Integrating each summand using approach shown by Akku14, and defining workaround rules for this integrals we receive:

iJnYnr := Integrate[
   z_.*BesselJ[n_, k_*r_]*BesselY[n_, k_*r_]/r_, {r_, a_, b_}] :>
  RuleCondition[
   z*(1/(2 Sqrt[\[Pi]]))(MeijerG[{{1/2}, {-(1/2), 1}}, {{0, 0, 
         n}, {-n, -(1/2)}}, a k, 1/2] - 
      MeijerG[{{1/2}, {-(1/2), 1}}, {{0, 0, n}, {-n, -(1/2)}}, b k, 1/2]), 
   Refine[FreeQ[z, r] && k ∈ Reals && r ∈ Reals && k > 0 && 
     r > 0 && n >= 0 && n ∈ Integers && a ∈ Reals && 
     b ∈ Reals && a > 0 && b > 0 && b > a]];

iJn1Yn := Integrate[
   z_.*BesselJ[1 + n_, k_*r_]*BesselY[n_, k_*r_], {r_, a_, b_}] :>
  RuleCondition[
   z*(1/(2 Sqrt[\[Pi]]))(-a MeijerG[{{1/2, 1/2}, {0}}, {{1/2, 
          1/2 + n}, {-(1/2), -(1/2), -(1/2) - n}}, a k, 1/2] + 
      b MeijerG[{{1/2, 1/2}, {0}}, {{1/2, 
          1/2 + n}, {-(1/2), -(1/2), -(1/2) - n}}, b k, 1/2]), 
   Refine[FreeQ[z, r] && k ∈ Reals && r ∈ Reals && k > 0 && 
     r > 0 && n >= 0 && n ∈ Integers && a ∈ Reals && 
     b ∈ Reals && a > 0 && b > 0 && b > a]];

Using defined rules on expanded integrand

solut = ReleaseHold[Hold@Integrate[#, {r, a, b}] /. {iJnYnr, iJn1Yn}] & /@ ex

we obtain solution:

(1/(k Sqrt[\[Pi]]))
 n (MeijerG[{{1/2}, {-(1/2), 1}}, {{0, 0, n}, {-(1/2), -n}}, a k, 1/2] - 
    MeijerG[{{1/2}, {-(1/2), 1}}, {{0, 0, n}, {-(1/2), -n}}, b k, 1/2]) - (1/(
 2 Sqrt[\[Pi]]))(-a MeijerG[{{1/2, 1/2}, {0}}, {{1/2, 
       1/2 + n}, {-(1/2), -(1/2), -(1/2) - n}}, a k, 1/2] + 
   b MeijerG[{{1/2, 1/2}, {0}}, {{1/2, 
       1/2 + n}, {-(1/2), -(1/2), -(1/2) - n}}, b k, 1/2])

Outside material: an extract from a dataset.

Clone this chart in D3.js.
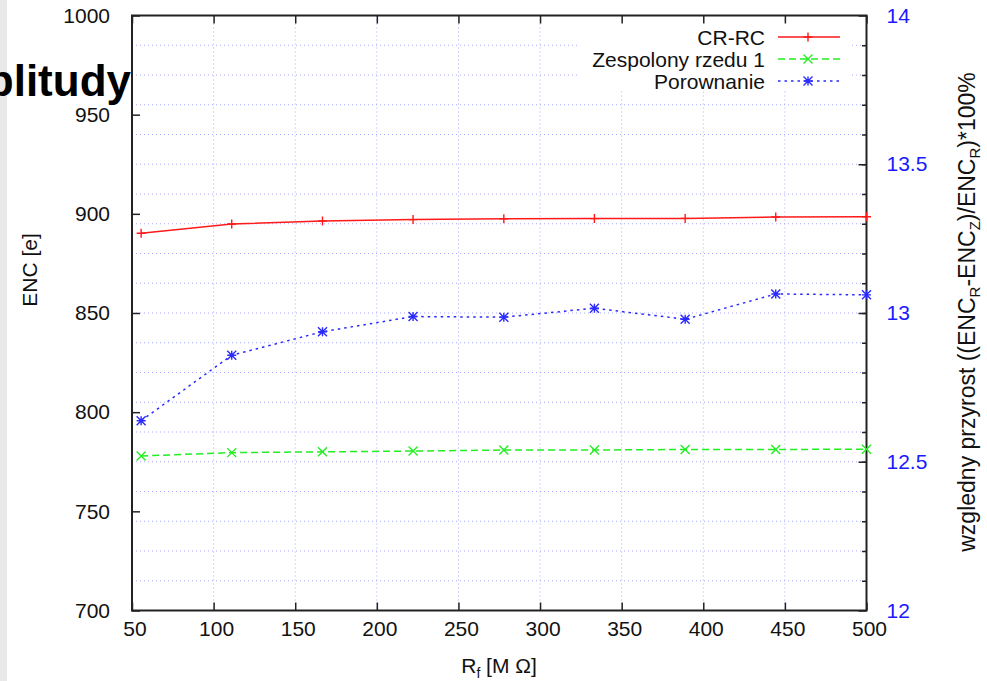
<!DOCTYPE html>
<html>
<head>
<meta charset="utf-8">
<script src="https://cdn.jsdelivr.net/npm/d3@7"></script>
<style>
  html, body { margin: 0; padding: 0; background: #ffffff; }
  svg { display: block; }
  text { font-family: "Liberation Sans", Arial, Helvetica, sans-serif; }
</style>
</head>
<body>
<script>
// ---- data ----
const xValues = [55.6, 111.1, 166.7, 222.2, 277.8, 333.3, 388.9, 444.4, 500];
const crrc = [890.2, 894.9, 896.4, 897.1, 897.5, 897.6, 897.7, 898.4, 898.5];
const zespolony = [777.9, 779.6, 780.0, 780.4, 780.9, 780.9, 781.2, 781.2, 781.3];
const porownanie = [12.638, 12.858, 12.937, 12.988, 12.986, 13.016, 12.979, 13.064, 13.061];
const xTicks = [50, 100, 150, 200, 250, 300, 350, 400, 450, 500];
const yTicks = [700, 750, 800, 850, 900, 950, 1000];
const y2Ticks = [12, 12.5, 13, 13.5, 14];
const y2MinorTicks = [12.1, 12.2, 12.3, 12.4, 12.5, 12.6, 12.7, 12.8, 12.9, 13.0, 13.1, 13.2, 13.3, 13.4, 13.5, 13.6, 13.7, 13.8, 13.9];
const seriesNames = ["CR-RC", "Zespolony rzedu 1", "Porownanie"];

(function () {
const W = 987, H = 681;
const pL = 132, pR = 866.5, pT = 15.5, pB = 610.5;
const FS = 21;

const svg = d3.select("body").append("svg").attr("width", W).attr("height", H);

// left grey strip (slide background)
svg.append("rect").attr("x", 0).attr("y", 0).attr("width", 7).attr("height", H).attr("fill", "#e9e9e9");

const x = d3.scaleLinear().domain([50, 500]).range([pL, pR]);
const y = d3.scaleLinear().domain([700, 1000]).range([pB, pT]);
const y2 = d3.scaleLinear().domain([12, 14]).range([pB, pT]);

const gridColor = "#a9a9ff";
const grid = svg.append("g");
grid.selectAll("line.h").data(y2MinorTicks).enter().append("line")
  .attr("x1", pL).attr("x2", pR)
  .attr("y1", d => y2(d)).attr("y2", d => y2(d))
  .attr("stroke", gridColor).attr("stroke-width", 1).attr("stroke-dasharray", "1,3");
grid.selectAll("line.v").data(xTicks.slice(1, -1)).enter().append("line")
  .attr("x1", d => x(d)).attr("x2", d => x(d))
  .attr("y1", pT).attr("y2", pB)
  .attr("stroke", gridColor).attr("stroke-width", 1).attr("stroke-dasharray", "1,3");

// legend background box (clears grid)
svg.append("rect").attr("x", 578).attr("y", 23).attr("width", 274).attr("height", 68).attr("fill", "#ffffff");

function styleAxis(g) {
  g.select(".domain").remove();
  g.selectAll(".tick line").attr("stroke", "#222").attr("stroke-width", 1.5);
  g.selectAll(".tick text").attr("font-size", FS).attr("fill", "#111");
}
const xAxis = svg.append("g").attr("transform", `translate(0,${pB})`)
  .call(d3.axisBottom(x).tickValues(xTicks).tickSizeInner(-8).tickSizeOuter(0).tickPadding(14).tickFormat(d3.format("d")));
styleAxis(xAxis);
xAxis.selectAll(".tick text").attr("dx", 2.5).attr("dy", "0.55em");

const xAxisTop = svg.append("g").attr("transform", `translate(0,${pT})`)
  .call(d3.axisTop(x).tickValues(xTicks).tickSizeInner(-8).tickSizeOuter(0).tickFormat(""));
styleAxis(xAxisTop);

const yAxis = svg.append("g").attr("transform", `translate(${pL},0)`)
  .call(d3.axisLeft(y).tickValues(yTicks).tickSizeInner(-8).tickSizeOuter(0).tickPadding(22).tickFormat(d3.format("d")));
styleAxis(yAxis);

const y2AxisMinor = svg.append("g").attr("transform", `translate(${pR},0)`)
  .call(d3.axisRight(y2).tickValues(y2MinorTicks).tickSizeInner(-4.5).tickSizeOuter(0).tickFormat(""));
styleAxis(y2AxisMinor);
const y2Axis = svg.append("g").attr("transform", `translate(${pR},0)`)
  .call(d3.axisRight(y2).tickValues(y2Ticks).tickSizeInner(-8).tickSizeOuter(0).tickPadding(20).tickFormat(d => String(d)));
styleAxis(y2Axis);
y2Axis.selectAll(".tick text").attr("fill", "#1a1aff");

// border
svg.append("rect").attr("x", pL).attr("y", pT).attr("width", pR - pL).attr("height", pB - pT)
  .attr("fill", "none").attr("stroke", "#222").attr("stroke-width", 2);

const series = [
  { name: seriesNames[0], values: crrc, scale: y, color: "#ff1a1a", dash: null, marker: "plus" },
  { name: seriesNames[1], values: zespolony, scale: y, color: "#22ee22", dash: "7,4", marker: "cross" },
  { name: seriesNames[2], values: porownanie, scale: y2, color: "#2a2aff", dash: "2.5,4", marker: "star" }
];

function drawMarker(g, type, cx, cy, color) {
  const s = 4.5;
  const paths = [];
  if (type === "plus" || type === "star") {
    paths.push(`M${cx - s},${cy}L${cx + s},${cy}M${cx},${cy - s}L${cx},${cy + s}`);
  }
  if (type === "cross" || type === "star") {
    paths.push(`M${cx - s},${cy - s}L${cx + s},${cy + s}M${cx - s},${cy + s}L${cx + s},${cy - s}`);
  }
  g.append("path").attr("d", paths.join("")).attr("stroke", color).attr("stroke-width", 1.4).attr("fill", "none");
}

series.forEach(s => {
  const line = d3.line().x((d, i) => x(xValues[i])).y(d => s.scale(d));
  svg.append("path").datum(s.values).attr("d", line)
    .attr("fill", "none").attr("stroke", s.color).attr("stroke-width", 1.5)
    .attr("stroke-dasharray", s.dash);
  const mg = svg.append("g");
  s.values.forEach((v, i) => drawMarker(mg, s.marker, x(xValues[i]), s.scale(v), s.color));
});

// legend
const legendY = [37, 59, 81];
series.forEach((s, i) => {
  const ly = legendY[i];
  svg.append("text").attr("x", 765).attr("y", ly).attr("dy", "0.36em").attr("text-anchor", "end")
    .attr("font-size", FS).attr("fill", "#111").text(s.name);
  svg.append("line").attr("x1", 778).attr("x2", 840).attr("y1", ly).attr("y2", ly)
    .attr("stroke", s.color).attr("stroke-width", 1.5).attr("stroke-dasharray", s.dash);
  drawMarker(svg, s.marker, 808, ly, s.color);
});

// axis titles
const xt = svg.append("text").attr("x", 499).attr("y", 673).attr("text-anchor", "middle")
  .attr("font-size", FS).attr("fill", "#111");
xt.append("tspan").text("R");
xt.append("tspan").attr("font-size", 14).attr("dy", 5).text("f");
xt.append("tspan").attr("dy", -5).text(" [M Ω]");

svg.append("text").attr("transform", "translate(37,270) rotate(-90)").attr("text-anchor", "middle")
  .attr("font-size", FS).attr("fill", "#111").text("ENC [e]");

const yt = svg.append("text").attr("transform", "translate(975,312) rotate(-90)").attr("text-anchor", "middle")
  .attr("font-size", 23).attr("fill", "#111");
yt.append("tspan").text("wzgledny przyrost ((ENC");
yt.append("tspan").attr("font-size", 15).attr("dy", 5).text("R");
yt.append("tspan").attr("dy", -5).text("-ENC");
yt.append("tspan").attr("font-size", 15).attr("dy", 5).text("Z");
yt.append("tspan").attr("dy", -5).text(")/ENC");
yt.append("tspan").attr("font-size", 15).attr("dy", 5).text("R");
yt.append("tspan").attr("dy", -5).text(")*100%");

// slide title fragment
svg.append("text").attr("x", 131).attr("y", 96).attr("text-anchor", "end")
  .attr("font-size", 44).attr("font-weight", "bold").attr("fill", "#000").text("plitudy");
})();
</script>
</body>
</html>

Comparison with numeric integration now shows correct result for arbitrary parameters:

tmpVal = {a -> 0.2, b -> 0.4, k -> 1.8}; nRule = 
 n -> 1; {N[solut /. nRule /. tmpVal], 
 NIntegrate[
  BesselJ[n - 1, k*r]*BesselY[n, k*r] /. nRule /. tmpVal, {r, a /. tmpVal, 
   b /. tmpVal}]}

(*{-0.264519, -0.264519}*)

Be especially carefull about obtained fragile solution. Application of FunctionExpand and therefore FullSimplify to this solution may lead to non-numeric results. Define the the workaround rule for the integral in question:

iJn1mYn := 
 Integrate[z_. BesselJ[n - 1, k_*r_]*BesselY[n, k_*r_], {r_, a_, b_}] :>
  RuleCondition[
   z*1/(k Sqrt[\[Pi]])
      n (MeijerG[{{1/2}, {-(1/2), 1}}, {{0, 0, n}, {-(1/2), -n}}, a k, 1/2] - 
       MeijerG[{{1/2}, {-(1/2), 1}}, {{0, 0, n}, {-(1/2), -n}}, b k, 1/2]) - 
    1/(2 Sqrt[\[Pi]]) (-a MeijerG[{{1/2, 1/2}, {0}}, {{1/2, 
           1/2 + n}, {-(1/2), -(1/2), -(1/2) - n}}, a k, 1/2] + 
       b MeijerG[{{1/2, 1/2}, {0}}, {{1/2, 
           1/2 + n}, {-(1/2), -(1/2), -(1/2) - n}}, b k, 1/2]), 
   Refine[FreeQ[z, r] && k ∈ Reals && r ∈ Reals && k > 0 && 
     r > 0 && n >= 0 && n ∈ Integers && a ∈ Reals && 
     b ∈ Reals && a > 0 && b > 0 && b > a]]

P.S. I'm newbie in pattern matching, so this rule probably will not fit to every expression resembling integral in question. Any comments about workaround rules will be appreciated.